Jeremy Silver, PhD
Blockchain is essentially a set of protocols previously known as a “distributed ledger” system. An Economist article published in March 2016, describes it well:
Blockchain is… a database that is maintained not by a single actor, such as a bank, but collaboratively by a number of participants. Their respective computers regularly agree on how to update the database using a “consensus mechanism”, after which the modifications they have settled on are rendered unchangeable with the help of complex cryptography. Once information has been immortalised in this way, it can be used as proof of ownership.
The reason why this has become such a hot topic is that technologists and business people see, in these basic characteristics, immense potential for using blockchain beyond the financial services sector where it was conceived, in many different areas of the economy from energy to health, from transport to music and even as a form of digital democracy in society as a whole.
The key characteristics that are attracting so much attention are the efficiencies to be derived from a network that is distributed and not centralised, combined with the permanence of the record or ledger at its heart that is cryptographically secured. This attracts those that see profound ideological implications in something that is an alternative to systems that are controlled from a single central point.
For the music industry, some of these characterstics might mean that creators could, in theory, radically reduce the cost of unit transactions, thus potentially enabling content licensing for very small sums to be viable. Equally, the transparent record keeping inherent in the system has the potential to lead incrementally to the creation of a Global Repertoire Database (GRD), a kind of holy grail of the digital music industry.

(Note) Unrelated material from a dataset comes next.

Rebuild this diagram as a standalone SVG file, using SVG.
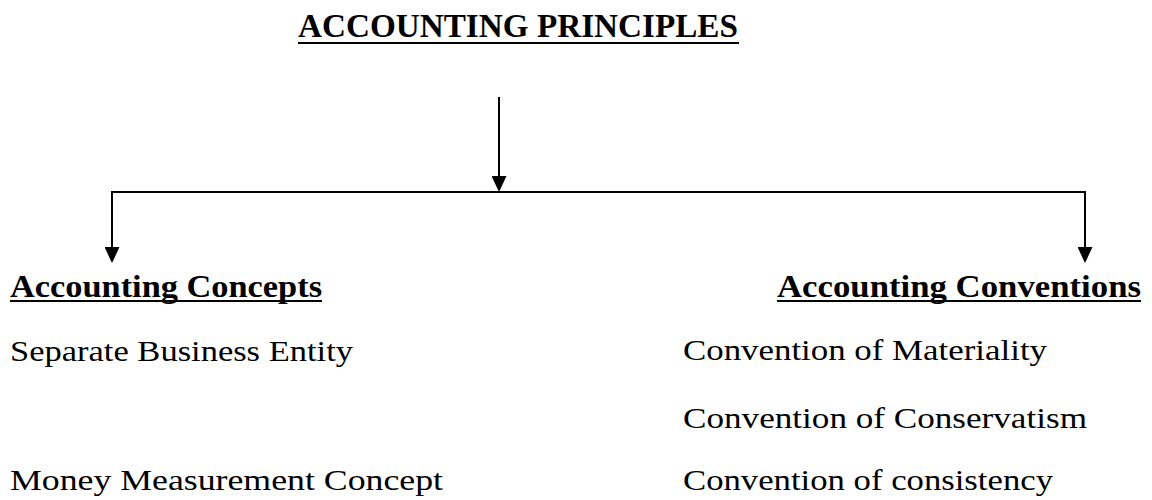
<svg xmlns="http://www.w3.org/2000/svg" width="1152" height="500" viewBox="0 0 1152 500">
  <style>
    .t { font-family: "Palatino Linotype", "Book Antiqua", Palatino, "Liberation Serif", serif; fill: #000; }
    .b { font-weight: bold; }
    .title { font-size: 33px; }
    .head { font-size: 31px; }
    .item { font-size: 30px; }
    .ul { stroke: #000; stroke-width: 2; }
    .conn { stroke: #000; stroke-width: 2; fill: none; }
  </style>
  <defs>
    <marker id="arrow" markerUnits="userSpaceOnUse" viewBox="0 0 15 16" markerWidth="15" markerHeight="16" refX="7.5" refY="4" orient="0">
      <path d="M0,0 L15,0 L7.5,16 Z" fill="#000"/>
    </marker>
  </defs>
  <rect width="1152" height="500" fill="#fff"/>

  <g id="connectors">
    <line class="conn" x1="499" y1="97" x2="499" y2="180" marker-end="url(#arrow)"/>
    <path class="conn" d="M112,252 L112,192 L1085,192 L1085,252"/>
    <line class="conn" x1="112" y1="240" x2="112" y2="251" marker-end="url(#arrow)"/>
    <line class="conn" x1="1085" y1="240" x2="1085" y2="251" marker-end="url(#arrow)"/>
  </g>

  <g id="node-principles">
    <text class="t b title" x="298" y="37" textLength="440" lengthAdjust="spacingAndGlyphs">ACCOUNTING PRINCIPLES</text>
    <line class="ul" x1="298" y1="43" x2="739" y2="43"/>
  </g>

  <g id="node-concepts">
    <text class="t b head" x="10" y="297" textLength="312" lengthAdjust="spacingAndGlyphs">Accounting Concepts</text>
    <line class="ul" x1="10" y1="301" x2="322" y2="301"/>
  </g>

  <g id="node-conventions">
    <text class="t b head" x="777" y="297" textLength="364" lengthAdjust="spacingAndGlyphs">Accounting Conventions</text>
    <line class="ul" x1="777" y1="301" x2="1141" y2="301"/>
  </g>

  <g id="node-separate-entity">
    <text class="t item" x="10" y="361" textLength="343" lengthAdjust="spacingAndGlyphs">Separate Business Entity</text>
  </g>
  <g id="node-money-measurement">
    <text class="t item" x="10" y="490" textLength="433" lengthAdjust="spacingAndGlyphs">Money Measurement Concept</text>
  </g>
  <g id="node-materiality">
    <text class="t item" x="683" y="360" textLength="364" lengthAdjust="spacingAndGlyphs">Convention of Materiality</text>
  </g>
  <g id="node-conservatism">
    <text class="t item" x="683" y="428" textLength="404" lengthAdjust="spacingAndGlyphs">Convention of Conservatism</text>
  </g>
  <g id="node-consistency">
    <text class="t item" x="683" y="490" textLength="370" lengthAdjust="spacingAndGlyphs">Convention of consistency</text>
  </g>
</svg>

Some other functions that potentially could be performed on blockchain networks could relate to the establishment, validation and tracking of identities, so that individuals could be uniquely identified (e.g., as the performer on a recording). Equally good behaviour in, for example, transactions or in rights distribution speediness could contribute to developing an online reputation, which in turn could effect the sorts of terms that are made available for a particular individual or business.
This paper takes a look at how bitcoin and blockchain captured the public imagination, some of the technology issues at the heart of blockchain and a key dispute that is taking the bitcoin community in different directions and has a bearing on any possible music applications.
The paper explores the initially superficial ways in which blockchain represented an attractive technology and then captures some of the voices that have been generating so much deeper interest in the subject in relation to music. The paper concludes with an assessment of opportunities and obstacles.